Horgan used the Queen’s own words to best describe her feelings toward the province.
“Initially one is struck by the sheer natural magnificence of British Columbia – the mountains and the fertile valleys, the vast forests and the ever-changing coastline – but one becomes even more impressed by the quality of people who live here. It is they who have given this province its special character,” she said in 1983.
Austin said the monarch’s long reign was one always with “dignity, grace and unwavering devotion to her people.”
Her constant presence captured those who watched Elizabeth the princess, the active military member during the Second World War and the mother, grandmother and great-grandmother, Austin said.
The Queen personally told Austin of her love for Canada and her fond memories of visiting. She was “constant and steadying” in the lives of Canadians, overseeing events like signing the Charter of Rights and Freedoms.
“She gave us a symbol of female power,” Austin said. “The qualities we associate with her majesty – civility, adherence to duty and thoughtful restraint – are perhaps undervalued in the contemporary world.”
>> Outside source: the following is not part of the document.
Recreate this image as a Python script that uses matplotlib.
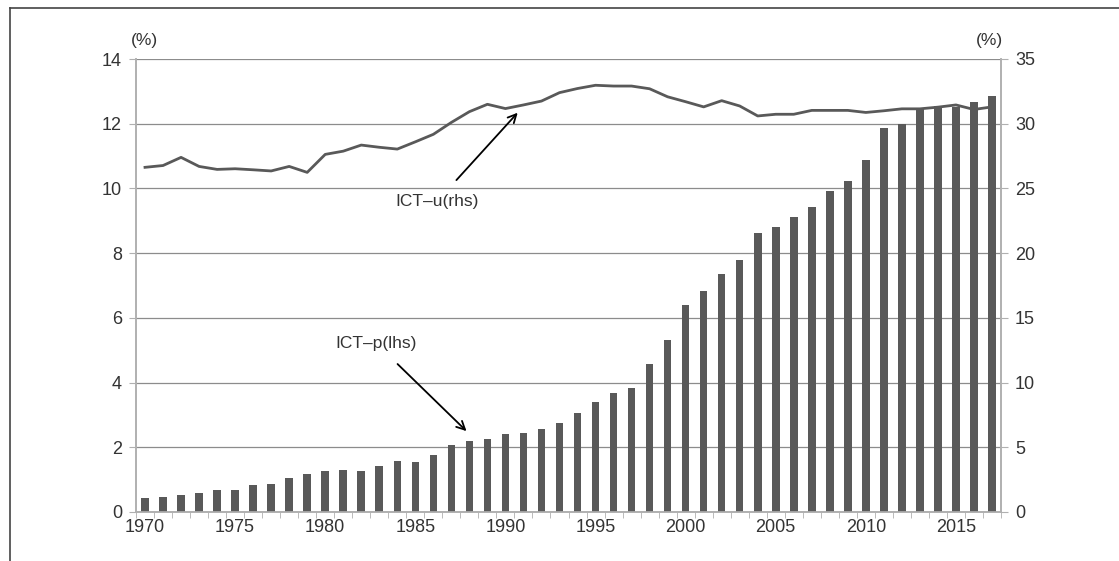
import matplotlib.pyplot as plt
import numpy as np
from matplotlib.lines import Line2D
from matplotlib.ticker import FixedLocator

plt.rcParams['font.family'] = ['Liberation Sans', 'DejaVu Sans']

years = np.arange(1970, 2018)

# ICT-p (lhs), bars
ict_p = [0.42, 0.47, 0.51, 0.59, 0.69, 0.69, 0.82, 0.86, 1.04, 1.16,
         1.28, 1.31, 1.28, 1.42, 1.58, 1.56, 1.75, 2.06, 2.20, 2.25,
         2.40, 2.43, 2.56, 2.75, 3.05, 3.41, 3.68, 3.82, 4.56, 5.33,
         6.40, 6.82, 7.36, 7.78, 8.62, 8.81, 9.13, 9.42, 9.92, 10.22,
         10.89, 11.86, 12.00, 12.45, 12.55, 12.51, 12.68, 12.85]

# ICT-u (rhs), line
ict_u = [26.63, 26.77, 27.40, 26.70, 26.47, 26.52, 26.44, 26.35, 26.70, 26.24,
         27.63, 27.88, 28.35, 28.18, 28.04, 28.60, 29.18, 30.10, 30.93, 31.50,
         31.17, 31.45, 31.75, 32.40, 32.72, 32.97, 32.91, 32.91, 32.70, 32.08,
         31.70, 31.30, 31.78, 31.37, 30.60, 30.73, 30.73, 31.03, 31.03, 31.03,
         30.87, 31.00, 31.15, 31.15, 31.28, 31.45, 31.10, 31.30]

dark = '#595959'
grid_c = '#8c8c8c'
spine_c = '#b0b0b0'
txt_c = '#333333'

fig = plt.figure(figsize=(11.19, 5.61), dpi=100)
ax = fig.add_axes([136 / 1119, 1 - 512 / 561, 865 / 1119, 453 / 561])
ax2 = ax.twinx()

ax.bar(years, ict_p, width=0.42, color=dark, zorder=3)
ax2.plot(years, ict_u, color=dark, lw=2.0, zorder=4)

ax.set_xlim(1969.5, 2017.5)
ax.set_ylim(0, 14)
ax2.set_ylim(0, 35)
ax.set_yticks(np.arange(0, 15, 2))
ax2.set_yticks(np.arange(0, 36, 5))
ax.set_xticks(np.arange(1970, 2018, 5))
ax.xaxis.set_minor_locator(FixedLocator(np.arange(1969.5, 2018, 1)))
ax.tick_params(axis='x', which='major', length=0, pad=5, labelsize=13, colors=txt_c)
ax.tick_params(axis='x', which='minor', length=4, color=spine_c, direction='out')
ax.tick_params(axis='y', length=5, color=spine_c, pad=5, labelsize=13, labelcolor=txt_c)
ax2.tick_params(axis='y', length=5, color=spine_c, pad=5, labelsize=13, labelcolor=txt_c)

ax.grid(axis='y', color=grid_c, lw=0.9, zorder=0)
for a in (ax, ax2):
    a.spines['top'].set_visible(False)
    for s in ('left', 'right', 'bottom'):
        a.spines[s].set_color(spine_c)
        a.spines[s].set_linewidth(1.2)

ax.text(-0.006, 1.025, '(%)', transform=ax.transAxes, ha='left', va='bottom',
        fontsize=12.5, color=txt_c)
ax2.text(1.002, 1.025, '(%)', transform=ax2.transAxes, ha='right', va='bottom',
         fontsize=12.5, color=txt_c)

ax2.annotate('ICT\u2013u(rhs)', xy=(1990.68, 12.34), xytext=(1986.19, 9.59),
             xycoords=ax.transData, textcoords=ax.transData,
             ha='center', va='center', fontsize=12.5, color=txt_c,
             arrowprops=dict(arrowstyle='->', color='black', lw=1.3,
                             shrinkA=11, shrinkB=0, mutation_scale=15))
ax2.annotate('ICT\u2013p(lhs)', xy=(1987.84, 2.5), xytext=(1982.82, 5.22),
             xycoords=ax.transData, textcoords=ax.transData,
             ha='center', va='center', fontsize=12.5, color=txt_c,
             arrowprops=dict(arrowstyle='->', color='black', lw=1.3,
                             shrinkA=11, shrinkB=0, mutation_scale=15))

# frame pieces around the chart
fig.add_artist(Line2D([9.5 / 1119, 1.0], [1 - 7.5 / 561] * 2, color='#444444', lw=1.2))
fig.add_artist(Line2D([9.5 / 1119] * 2, [0, 1 - 7.5 / 561], color='#444444', lw=1.2))

fig.savefig('out.png', dpi=100)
Austin is encouraged by the Queen’s successor, King Charles, who told Canada’s governor general of his desire to work toward a renewed relationship with Indigenous Peoples.
Saanich resident Ken Lane was among the members of the public who came to pay their respects. He met Queen Elizabeth II face to face first thing every morning for 30 years – her effigy at least.
As the longtime operator of the Victoria Royal London Wax Museum, Lane said they had wax iterations of the Queen from princess to Golden Jubilee.
“Amazing woman, her presence filled the world,” he said.
The Monarchist League member hopes the institution stays with the Queen’s examples, including staying out of politics.
“She soothes a lot of nervous Nellies and probably prevented a lot of minor or major conflicts. I think the story of her life when it comes out in 20 or 30 or 50 years will be amazing.”
Regardless of the Queen’s age and news of her not being well, Steiniger said it just seemed like she’d be around a lot longer.
“I knew that she was dying but I still can’t believe that she’s gone.”